Can you copy out the data exactly? Leave the images out.

## Start Available data

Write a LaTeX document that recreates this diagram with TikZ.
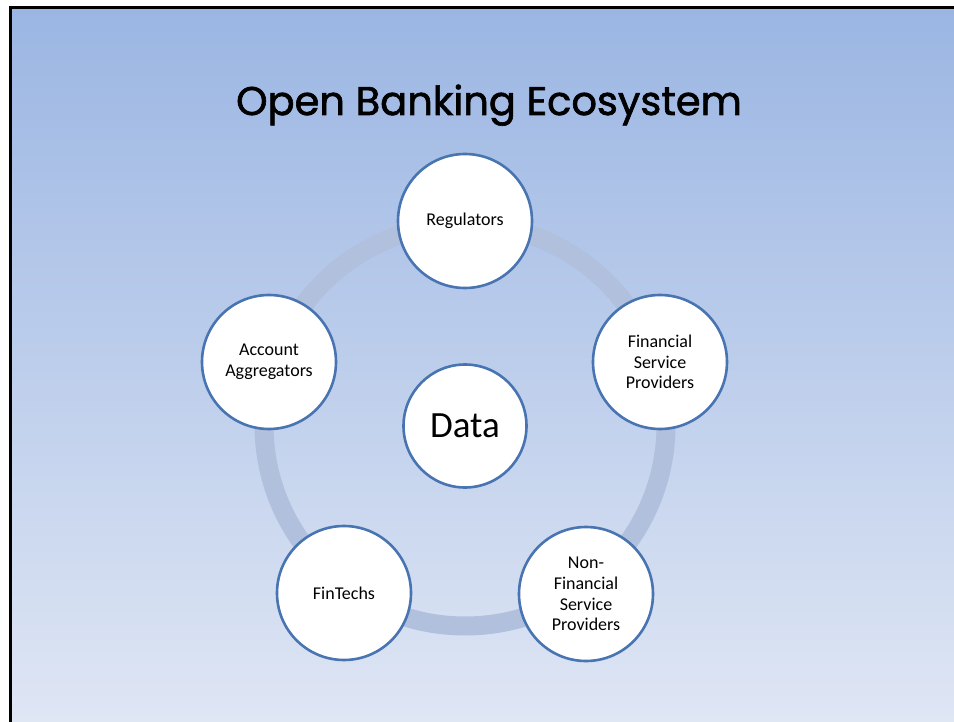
\documentclass[tikz,border=0pt]{standalone}
\usepackage{fontspec}
\setmainfont{Carlito}
\newfontfamily\headingfont[FakeBold=1.6]{Poppins}
\definecolor{bgtop}{RGB}{155,182,227}
\definecolor{bgbottom}{RGB}{223,230,244}
\definecolor{ringcol}{RGB}{176,192,221}
\definecolor{rimcol}{RGB}{72,116,178}
\begin{document}
\begin{tikzpicture}[x=1pt,y=-1pt,
  member/.style={circle, draw=rimcol, line width=2.6pt, fill=white,
    minimum size=134pt, inner sep=0pt, align=center,
    font=\fontsize{18}{20.6}\selectfont},
  hub/.style={member, minimum size=123pt, font=\fontsize{37}{40}\selectfont}]
  \useasboundingbox (0,0) rectangle (954,722);
  \fill[white] (0,0) rectangle (954,722);
  % slide background with frame on the visible edges
  \shade[top color=bgtop, bottom color=bgbottom] (10,8) rectangle (954,722);
  \draw[line width=3pt, black] (10,722) -- (10,8) -- (954,8);

  % title
  \node[anchor=base, font=\headingfont\fontsize{40}{48}\selectfont] (title)
    at (489,115) {Open Banking Ecosystem};

  % cycle ring behind the members
  \coordinate (ringc) at (465,425);
  \draw[ringcol, line width=19pt] (ringc) circle[radius=201];

  % members
  \node[hub] (data) at (465,426) {Data};
  \node[member] (reg) at (465,221) {Regulators};
  \node[member] (fsp) at (660,362) {Financial\\Service\\Providers};
  \node[member] (nfsp) at (586,594) {Non-\\Financial\\Service\\Providers};
  \node[member] (fin) at (344,593) {FinTechs};
  \node[member] (agg) at (269,362) {Account\\Aggregators};
\end{tikzpicture}
\end{document}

## End Available data

Output below:
Write a LaTeX document that recreates this diagram with TikZ.
\documentclass[tikz,border=0pt]{standalone}
\usepackage{fontspec}
\setmainfont{Carlito}
\newfontfamily\headingfont[FakeBold=1.6]{Poppins}
\definecolor{bgtop}{RGB}{155,182,227}
\definecolor{bgbottom}{RGB}{223,230,244}
\definecolor{ringcol}{RGB}{176,192,221}
\definecolor{rimcol}{RGB}{72,116,178}
\begin{document}
\begin{tikzpicture}[x=1pt,y=-1pt,
  member/.style={circle, draw=rimcol, line width=2.6pt, fill=white,
    minimum size=134pt, inner sep=0pt, align=center,
    font=\fontsize{18}{20.6}\selectfont},
  hub/.style={member, minimum size=123pt, font=\fontsize{37}{40}\selectfont}]
  \useasboundingbox (0,0) rectangle (954,722);
  \fill[white] (0,0) rectangle (954,722);
  % slide background with frame on the visible edges
  \shade[top color=bgtop, bottom color=bgbottom] (10,8) rectangle (954,722);
  \draw[line width=3pt, black] (10,722) -- (10,8) -- (954,8);

  % title
  \node[anchor=base, font=\headingfont\fontsize{40}{48}\selectfont] (title)
    at (489,115) {Open Banking Ecosystem};

  % cycle ring behind the members
  \coordinate (ringc) at (465,425);
  \draw[ringcol, line width=19pt] (ringc) circle[radius=201];

  % members
  \node[hub] (data) at (465,426) {Data};
  \node[member] (reg) at (465,221) {Regulators};
  \node[member] (fsp) at (660,362) {Financial\\Service\\Providers};
  \node[member] (nfsp) at (586,594) {Non-\\Financial\\Service\\Providers};
  \node[member] (fin) at (344,593) {FinTechs};
  \node[member] (agg) at (269,362) {Account\\Aggregators};
\end{tikzpicture}
\end{document}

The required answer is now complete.